Muddy Puddles
- firefliesinjune
- Apr 27, 2015
- 2 min read

Muddy Puddles
I often find myself embracing the tremendous blessing that is grandmotherhood. I remember friend after friend and relative after relative trying, to no avail, to describe the amazing inexplicable, overwhelming feeling of love that one feels for their grandchildren, differing ever so slightly from what we feel for our children. In all honesty, until I became a grandmother myself, it was difficult to comprehend and equally thorny to believe that it was possible to feel love, equal or superior in measure to what I felt for my own children. Unfair it is to call it superior I suppose (wow that sounded like Yoda) but I can only describe it as the same love on steroids. Only a grandparent will likely understand what I’m trying to explain.

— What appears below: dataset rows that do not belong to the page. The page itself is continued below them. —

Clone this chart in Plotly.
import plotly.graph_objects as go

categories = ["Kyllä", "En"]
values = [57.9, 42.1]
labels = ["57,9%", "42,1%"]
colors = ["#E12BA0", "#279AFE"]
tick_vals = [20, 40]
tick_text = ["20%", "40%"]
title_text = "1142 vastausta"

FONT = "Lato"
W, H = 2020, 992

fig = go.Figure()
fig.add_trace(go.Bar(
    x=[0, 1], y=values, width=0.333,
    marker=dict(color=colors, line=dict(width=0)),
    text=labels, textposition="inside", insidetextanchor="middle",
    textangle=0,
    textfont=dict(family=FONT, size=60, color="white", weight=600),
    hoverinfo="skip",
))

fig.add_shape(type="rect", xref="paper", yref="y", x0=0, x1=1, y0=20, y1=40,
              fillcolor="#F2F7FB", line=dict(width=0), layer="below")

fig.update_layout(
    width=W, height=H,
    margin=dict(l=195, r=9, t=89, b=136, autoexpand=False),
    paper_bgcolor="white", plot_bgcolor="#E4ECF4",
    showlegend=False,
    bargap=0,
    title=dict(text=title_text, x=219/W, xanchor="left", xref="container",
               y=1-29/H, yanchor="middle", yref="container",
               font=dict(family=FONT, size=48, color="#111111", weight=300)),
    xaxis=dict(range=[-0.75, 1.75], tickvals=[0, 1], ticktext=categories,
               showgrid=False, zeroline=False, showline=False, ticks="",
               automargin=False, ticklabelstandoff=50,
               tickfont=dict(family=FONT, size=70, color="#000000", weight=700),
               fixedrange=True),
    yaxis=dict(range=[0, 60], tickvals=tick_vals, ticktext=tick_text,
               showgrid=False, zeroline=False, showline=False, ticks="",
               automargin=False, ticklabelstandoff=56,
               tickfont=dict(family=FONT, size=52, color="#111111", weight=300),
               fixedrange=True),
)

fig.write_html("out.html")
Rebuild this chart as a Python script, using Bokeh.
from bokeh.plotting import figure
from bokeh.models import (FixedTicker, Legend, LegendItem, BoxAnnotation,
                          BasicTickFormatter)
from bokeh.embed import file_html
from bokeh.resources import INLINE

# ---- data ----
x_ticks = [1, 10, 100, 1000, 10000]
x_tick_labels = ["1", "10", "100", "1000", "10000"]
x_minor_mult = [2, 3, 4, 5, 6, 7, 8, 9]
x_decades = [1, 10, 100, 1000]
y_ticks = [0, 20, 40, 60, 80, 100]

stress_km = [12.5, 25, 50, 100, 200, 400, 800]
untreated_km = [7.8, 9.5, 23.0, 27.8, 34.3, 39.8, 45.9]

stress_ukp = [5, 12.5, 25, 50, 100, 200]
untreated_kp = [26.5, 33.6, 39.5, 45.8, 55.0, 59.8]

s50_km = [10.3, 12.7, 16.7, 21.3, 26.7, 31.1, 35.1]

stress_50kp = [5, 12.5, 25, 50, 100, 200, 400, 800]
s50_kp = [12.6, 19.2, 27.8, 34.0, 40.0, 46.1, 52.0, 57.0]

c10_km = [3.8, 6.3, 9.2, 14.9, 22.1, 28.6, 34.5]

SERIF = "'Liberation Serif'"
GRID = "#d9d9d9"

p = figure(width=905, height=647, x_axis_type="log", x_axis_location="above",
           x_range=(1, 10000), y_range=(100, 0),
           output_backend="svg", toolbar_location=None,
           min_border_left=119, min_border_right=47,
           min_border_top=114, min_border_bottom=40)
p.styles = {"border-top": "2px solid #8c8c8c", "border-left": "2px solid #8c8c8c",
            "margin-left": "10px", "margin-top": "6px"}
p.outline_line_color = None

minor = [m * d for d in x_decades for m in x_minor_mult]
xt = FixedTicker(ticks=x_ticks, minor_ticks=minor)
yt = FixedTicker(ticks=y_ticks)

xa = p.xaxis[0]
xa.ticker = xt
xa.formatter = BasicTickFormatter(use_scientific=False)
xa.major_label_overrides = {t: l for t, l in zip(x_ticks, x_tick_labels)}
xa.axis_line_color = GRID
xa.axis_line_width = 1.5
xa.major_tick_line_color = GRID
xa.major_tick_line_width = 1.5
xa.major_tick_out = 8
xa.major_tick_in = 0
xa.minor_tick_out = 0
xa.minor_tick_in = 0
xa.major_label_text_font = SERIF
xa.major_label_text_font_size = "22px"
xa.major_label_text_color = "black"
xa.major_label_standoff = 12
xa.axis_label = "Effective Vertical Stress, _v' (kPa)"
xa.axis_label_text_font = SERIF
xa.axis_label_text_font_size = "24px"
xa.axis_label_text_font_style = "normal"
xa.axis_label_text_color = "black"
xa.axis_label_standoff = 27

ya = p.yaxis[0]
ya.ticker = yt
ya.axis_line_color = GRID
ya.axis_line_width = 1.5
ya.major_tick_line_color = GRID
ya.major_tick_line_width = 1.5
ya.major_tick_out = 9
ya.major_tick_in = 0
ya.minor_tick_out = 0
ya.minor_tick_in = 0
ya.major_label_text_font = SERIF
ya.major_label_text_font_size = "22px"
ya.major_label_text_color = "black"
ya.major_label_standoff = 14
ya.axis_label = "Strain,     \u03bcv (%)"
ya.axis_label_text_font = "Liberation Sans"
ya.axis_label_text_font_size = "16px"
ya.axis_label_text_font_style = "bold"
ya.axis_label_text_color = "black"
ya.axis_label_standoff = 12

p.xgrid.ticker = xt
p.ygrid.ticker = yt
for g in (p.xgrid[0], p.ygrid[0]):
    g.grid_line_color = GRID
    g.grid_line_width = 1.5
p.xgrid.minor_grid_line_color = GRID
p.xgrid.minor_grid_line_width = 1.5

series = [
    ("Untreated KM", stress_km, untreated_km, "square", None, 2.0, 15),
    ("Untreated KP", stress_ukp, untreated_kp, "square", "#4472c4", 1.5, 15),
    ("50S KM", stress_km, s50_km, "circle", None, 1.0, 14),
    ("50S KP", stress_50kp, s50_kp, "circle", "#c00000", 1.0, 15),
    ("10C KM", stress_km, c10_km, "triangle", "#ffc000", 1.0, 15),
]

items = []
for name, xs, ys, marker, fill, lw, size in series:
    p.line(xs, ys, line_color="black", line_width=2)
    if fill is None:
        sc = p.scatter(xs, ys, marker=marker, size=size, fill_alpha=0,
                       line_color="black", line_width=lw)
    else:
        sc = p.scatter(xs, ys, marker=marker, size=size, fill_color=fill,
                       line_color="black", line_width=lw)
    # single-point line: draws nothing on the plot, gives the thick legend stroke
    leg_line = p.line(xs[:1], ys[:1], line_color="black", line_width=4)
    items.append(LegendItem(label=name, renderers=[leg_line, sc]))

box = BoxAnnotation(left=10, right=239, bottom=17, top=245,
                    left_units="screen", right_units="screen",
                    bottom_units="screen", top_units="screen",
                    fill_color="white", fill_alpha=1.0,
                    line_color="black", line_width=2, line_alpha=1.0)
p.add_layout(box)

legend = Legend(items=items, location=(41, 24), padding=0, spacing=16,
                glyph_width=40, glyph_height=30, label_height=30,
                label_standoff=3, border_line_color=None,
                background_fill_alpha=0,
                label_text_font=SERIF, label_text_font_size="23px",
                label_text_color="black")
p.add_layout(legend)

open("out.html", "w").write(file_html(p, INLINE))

I had Khloe and her stroller all geared up for our almost-daily trip to the park only to walk
outside and find the rain had started, you know, the one that preceded the crazy thunderstorms that sparked the confirmation that the EBS is alive and well today. So we stayed indoors, settling instead for a stroll on the elliptical accompanied by the rare treat of a Simpsons episode as Khloe did her ‘homework’.
Once the weather cleared up, Khloe and I headed to Target because we suddenly realized we desperately needed a Nightmare Before Christmas DVD. Walking through the puddle-filled parking lot, Khloe jumped, both-feet-in, ah-la Peppa Pig, and splattered water all over her clothes and mine. I laughed and found myself looking for puddles all the way in and out of the store tonight and made sure Khloe jumped and made a splash in each one we ran into.
Almost immediately I remembered a different life, when my own children were growing up, and how I might not have necessarily had the patience to laugh at rain-puddle-soaked clothes. I’ve said it before and I’ll say it again, the view from this side of parenthood, the one I describe as post-piano auditions, soccer and baseball games, guitar and saxophone lessons is quite a different view. Driving my children to school, volunteer and extracurricular activities accumulated hundreds of thousands of miles on our cars, however those very miles afforded me the opportunity to really get to know my kids, to discuss all the disappointments and accomplishments, the drama and crushes, to teach them compassion for homelessness, children in shelters and the elderly and almost as important, the significance of classic rock. I realized that I truly enjoyed my kids growing up, spent as much time with them as was humanly possible, really got the most out of motherhood and thank God every day for having been afforded the opportunity to do that. Having said that, I wish I’d had more patience while they were growing up.
Khloe continues to teach me every day and in today’s lesson I learned to, as often as possible, jump in muddy puddles!